Una razón de esta pena es que es justo equiparar la pena y la gravedad del delito. Si el asesinato es el mayor de los crímenes, debe ser castigado con la mayor de las penas. Aún los Estados que niegan la pena de muerte en sus leyes, la aplican en los casos de guerra y revoluciones.
La conciencia pública reclama la pena de muerte en interés de la justicia, cuyo sentimiento es innato en el hombre. El indulto otorgado a un gran criminal desagrada al pueblo, y la experiencia lo muestra irritado por un sentimiento de justicia mal satisfecho, aplicando por sí mismo al culpable una expiación sangrienta y completando la obra de la justicia.
Resulta ilógico pensar que la pena de muerte, que tanto impresiona a la inmensa mayoría de los ciudadanos, intimidará eficazmente a los criminales más feroces e insensibles. No negamos el poder de intimidación que la pena capital ejerce sobre ciertos hombres, pero estos son las excepciones, y la experiencia en Colombia demuestra que todos los días los bandoleros exponen inminentemente sus vidas para cometer sus crímenes. Tan terrible castigo no hace retroceder a los delincuentes atroces en sus depredaciones. Los malhechores siempre están absortos en otros sentimientos e imaginan ser lo suficientemente hábiles para escapar a las penas.
En ninguna parte, según estadísticas que hemos confrontado en embajadas de varios países americanos y europeos en Bogotá, la pena de muerte ha disminuido el número de los grandes crímenes.

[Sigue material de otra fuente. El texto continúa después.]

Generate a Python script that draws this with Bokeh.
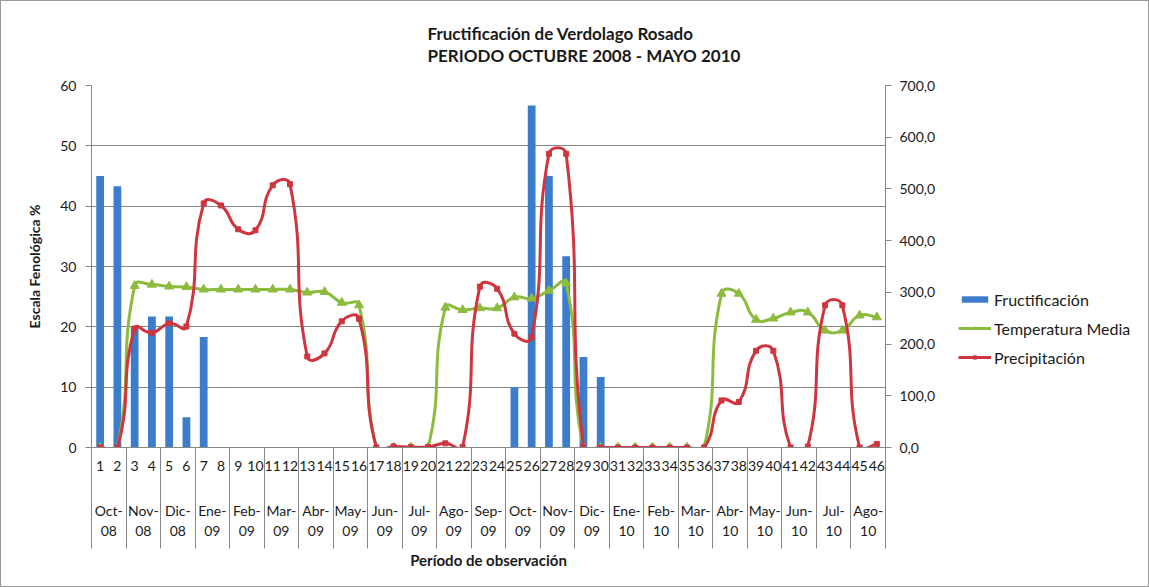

La temida delincuencia de la mafia italiana y la de los cangaceiros en el Brasil no requirió de la pena capital para su extirpación.
De otro lado, la pena de muerte como es irreparable, exige para su aplicación una prueba robusta y vigorosa. ¿Pero qué ocurre? Que los crímenes más atroces son cometidos por delincuentes pavorosamente insensibles, fríos, imaginativos e inteligentes. Los genocidios los cometen en despoblados, en días de fiesta y en horas nocturnas. Es decir, cuando las victimas están solas o quienes las acompañan están en imposibilidad de identificar a los agresores. Tales circunstancias colaterales a los crímenes atroces impiden al juez recaudar buena prueba para condenar. ¿Y qué pasaría? Que la pena de muerte no operaría en la práctica. Y ya vimos cómo los mismos amigos de la pena capital afirman que si esta se instaura pero no se aplica es como si no “existiera”.
En síntesis, las razones que militan contra la pena de muerte en nuestro concepto se pueden resumir así:
Quienes hemos trajinado durante largos años con la justicia destacamos un hecho: la insensibilidad moral de los grandes delincuentes. Precisamente a causa de esto no se conmueven ante el dolor ajeno y ejecutan los delitos con refinamientos de maldad y sevicia, infligiendo a sus víctimas inútiles torturas. Una vez ejecutado el delito, su insensibilidad es todavía más absoluta. Los grandes criminales son de tal indiferencia que ante el propio sufrimiento físico o moral muestran una apatía desconcertante.